━━ Collected material ━━

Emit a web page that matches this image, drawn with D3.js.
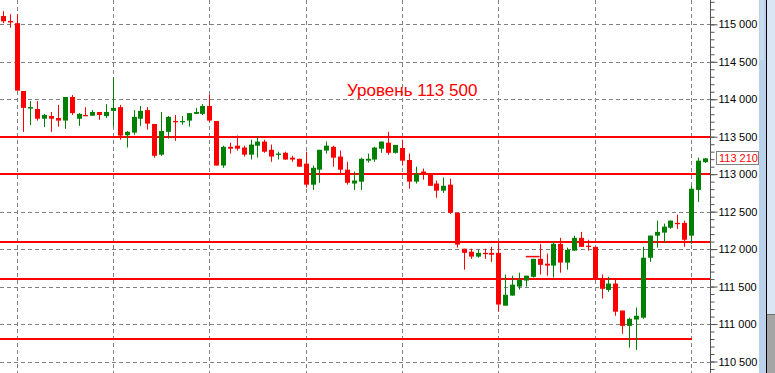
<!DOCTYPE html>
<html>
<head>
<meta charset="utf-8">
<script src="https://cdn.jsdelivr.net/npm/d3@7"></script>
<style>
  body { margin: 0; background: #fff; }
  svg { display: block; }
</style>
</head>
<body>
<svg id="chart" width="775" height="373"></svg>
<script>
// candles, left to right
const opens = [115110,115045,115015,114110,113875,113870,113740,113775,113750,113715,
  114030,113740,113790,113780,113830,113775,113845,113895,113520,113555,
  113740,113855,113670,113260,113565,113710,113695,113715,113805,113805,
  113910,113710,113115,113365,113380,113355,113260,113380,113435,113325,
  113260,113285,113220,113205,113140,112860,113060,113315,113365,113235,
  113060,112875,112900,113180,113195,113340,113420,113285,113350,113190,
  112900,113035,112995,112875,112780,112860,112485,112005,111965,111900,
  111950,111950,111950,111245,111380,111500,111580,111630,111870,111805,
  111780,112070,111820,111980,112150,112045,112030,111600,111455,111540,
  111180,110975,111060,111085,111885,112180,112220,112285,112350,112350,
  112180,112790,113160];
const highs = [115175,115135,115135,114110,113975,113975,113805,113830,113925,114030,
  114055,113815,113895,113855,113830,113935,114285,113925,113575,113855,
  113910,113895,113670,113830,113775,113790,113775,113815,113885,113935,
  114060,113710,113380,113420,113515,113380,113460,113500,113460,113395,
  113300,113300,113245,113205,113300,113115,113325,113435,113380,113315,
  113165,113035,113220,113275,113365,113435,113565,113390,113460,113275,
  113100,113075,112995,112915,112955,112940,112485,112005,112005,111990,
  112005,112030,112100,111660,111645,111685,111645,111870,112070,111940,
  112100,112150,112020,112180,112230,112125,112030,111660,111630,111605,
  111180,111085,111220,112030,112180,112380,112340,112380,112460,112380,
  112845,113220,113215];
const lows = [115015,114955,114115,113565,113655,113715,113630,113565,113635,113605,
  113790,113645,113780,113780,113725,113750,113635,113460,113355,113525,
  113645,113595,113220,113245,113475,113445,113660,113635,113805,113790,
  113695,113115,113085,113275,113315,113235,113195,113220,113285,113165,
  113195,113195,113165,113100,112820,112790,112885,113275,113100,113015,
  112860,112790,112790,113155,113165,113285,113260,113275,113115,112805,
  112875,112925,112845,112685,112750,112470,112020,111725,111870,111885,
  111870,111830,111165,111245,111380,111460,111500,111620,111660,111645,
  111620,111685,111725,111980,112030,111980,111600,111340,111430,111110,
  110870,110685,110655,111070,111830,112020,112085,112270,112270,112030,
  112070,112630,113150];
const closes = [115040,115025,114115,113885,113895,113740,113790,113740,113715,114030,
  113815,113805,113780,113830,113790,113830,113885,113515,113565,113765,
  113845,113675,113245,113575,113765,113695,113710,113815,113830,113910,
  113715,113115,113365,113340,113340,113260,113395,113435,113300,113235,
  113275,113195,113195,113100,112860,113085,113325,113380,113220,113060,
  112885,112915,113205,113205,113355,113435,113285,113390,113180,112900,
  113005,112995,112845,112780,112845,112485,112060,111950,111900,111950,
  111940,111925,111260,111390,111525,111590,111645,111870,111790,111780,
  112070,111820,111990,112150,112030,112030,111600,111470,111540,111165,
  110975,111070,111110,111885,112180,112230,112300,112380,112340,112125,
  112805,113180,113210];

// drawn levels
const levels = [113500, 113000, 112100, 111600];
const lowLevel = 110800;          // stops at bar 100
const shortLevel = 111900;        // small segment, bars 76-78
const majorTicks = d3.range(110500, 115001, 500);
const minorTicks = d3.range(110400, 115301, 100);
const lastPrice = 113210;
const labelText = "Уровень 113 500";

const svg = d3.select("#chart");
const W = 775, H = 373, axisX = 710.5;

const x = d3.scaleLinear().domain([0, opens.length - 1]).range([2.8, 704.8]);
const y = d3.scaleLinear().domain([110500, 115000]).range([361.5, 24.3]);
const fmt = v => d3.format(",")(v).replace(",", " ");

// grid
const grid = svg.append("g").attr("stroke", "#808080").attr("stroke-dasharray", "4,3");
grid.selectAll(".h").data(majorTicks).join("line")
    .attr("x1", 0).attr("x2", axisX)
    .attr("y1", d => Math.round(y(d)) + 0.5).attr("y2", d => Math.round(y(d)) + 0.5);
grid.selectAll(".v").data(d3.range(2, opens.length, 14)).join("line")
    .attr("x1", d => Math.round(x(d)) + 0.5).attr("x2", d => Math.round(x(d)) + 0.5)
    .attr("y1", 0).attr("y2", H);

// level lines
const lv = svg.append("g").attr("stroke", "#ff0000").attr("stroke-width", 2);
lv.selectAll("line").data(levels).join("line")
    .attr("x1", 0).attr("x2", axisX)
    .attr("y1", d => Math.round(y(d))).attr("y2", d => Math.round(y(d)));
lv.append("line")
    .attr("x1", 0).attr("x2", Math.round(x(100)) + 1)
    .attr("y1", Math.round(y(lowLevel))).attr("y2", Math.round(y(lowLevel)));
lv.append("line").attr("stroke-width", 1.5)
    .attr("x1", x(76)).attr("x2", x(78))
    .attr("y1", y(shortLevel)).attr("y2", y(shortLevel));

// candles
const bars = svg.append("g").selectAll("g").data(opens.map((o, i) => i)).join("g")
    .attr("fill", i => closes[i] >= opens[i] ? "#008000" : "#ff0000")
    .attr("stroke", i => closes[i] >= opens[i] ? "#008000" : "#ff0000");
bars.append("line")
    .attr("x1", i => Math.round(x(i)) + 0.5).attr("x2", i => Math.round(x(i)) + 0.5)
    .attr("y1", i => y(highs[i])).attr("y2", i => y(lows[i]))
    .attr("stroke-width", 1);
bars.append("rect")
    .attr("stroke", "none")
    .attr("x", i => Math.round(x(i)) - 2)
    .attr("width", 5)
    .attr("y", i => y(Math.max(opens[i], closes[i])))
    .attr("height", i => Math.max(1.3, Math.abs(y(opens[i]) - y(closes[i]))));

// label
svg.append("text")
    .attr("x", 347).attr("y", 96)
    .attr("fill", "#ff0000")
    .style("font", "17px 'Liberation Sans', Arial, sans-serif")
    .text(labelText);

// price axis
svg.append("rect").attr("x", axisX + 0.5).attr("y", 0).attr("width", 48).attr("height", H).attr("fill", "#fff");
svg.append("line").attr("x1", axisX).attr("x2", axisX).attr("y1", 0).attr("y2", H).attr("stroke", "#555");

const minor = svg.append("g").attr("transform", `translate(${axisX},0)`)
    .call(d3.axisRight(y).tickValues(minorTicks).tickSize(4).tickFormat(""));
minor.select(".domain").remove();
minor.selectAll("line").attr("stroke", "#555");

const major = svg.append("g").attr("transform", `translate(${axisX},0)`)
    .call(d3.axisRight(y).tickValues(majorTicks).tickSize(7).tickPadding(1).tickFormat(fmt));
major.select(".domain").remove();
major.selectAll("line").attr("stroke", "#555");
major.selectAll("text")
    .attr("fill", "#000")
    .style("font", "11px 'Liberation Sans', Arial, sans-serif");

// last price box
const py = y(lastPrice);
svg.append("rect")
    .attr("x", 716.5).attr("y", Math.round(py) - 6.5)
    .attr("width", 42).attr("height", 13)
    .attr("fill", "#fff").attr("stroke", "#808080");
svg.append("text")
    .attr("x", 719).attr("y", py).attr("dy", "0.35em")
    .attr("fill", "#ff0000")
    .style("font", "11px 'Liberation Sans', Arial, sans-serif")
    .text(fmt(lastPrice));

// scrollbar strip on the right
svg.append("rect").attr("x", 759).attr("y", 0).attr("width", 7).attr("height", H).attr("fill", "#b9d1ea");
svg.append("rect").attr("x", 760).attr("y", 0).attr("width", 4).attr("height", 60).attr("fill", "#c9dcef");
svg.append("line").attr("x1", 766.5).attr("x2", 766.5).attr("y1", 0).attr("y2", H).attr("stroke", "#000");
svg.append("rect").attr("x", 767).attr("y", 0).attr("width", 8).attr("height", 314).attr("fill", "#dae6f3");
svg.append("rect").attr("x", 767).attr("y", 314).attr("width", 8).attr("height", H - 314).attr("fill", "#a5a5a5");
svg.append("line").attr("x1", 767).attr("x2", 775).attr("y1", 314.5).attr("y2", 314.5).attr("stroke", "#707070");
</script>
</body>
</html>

━━━

■ **What is required**:
Reproduce every line of the listing above in which the string "drawn" appears.

■ **Output for this task**:
Emit a web page that matches this image, drawn with D3.js.
// drawn levels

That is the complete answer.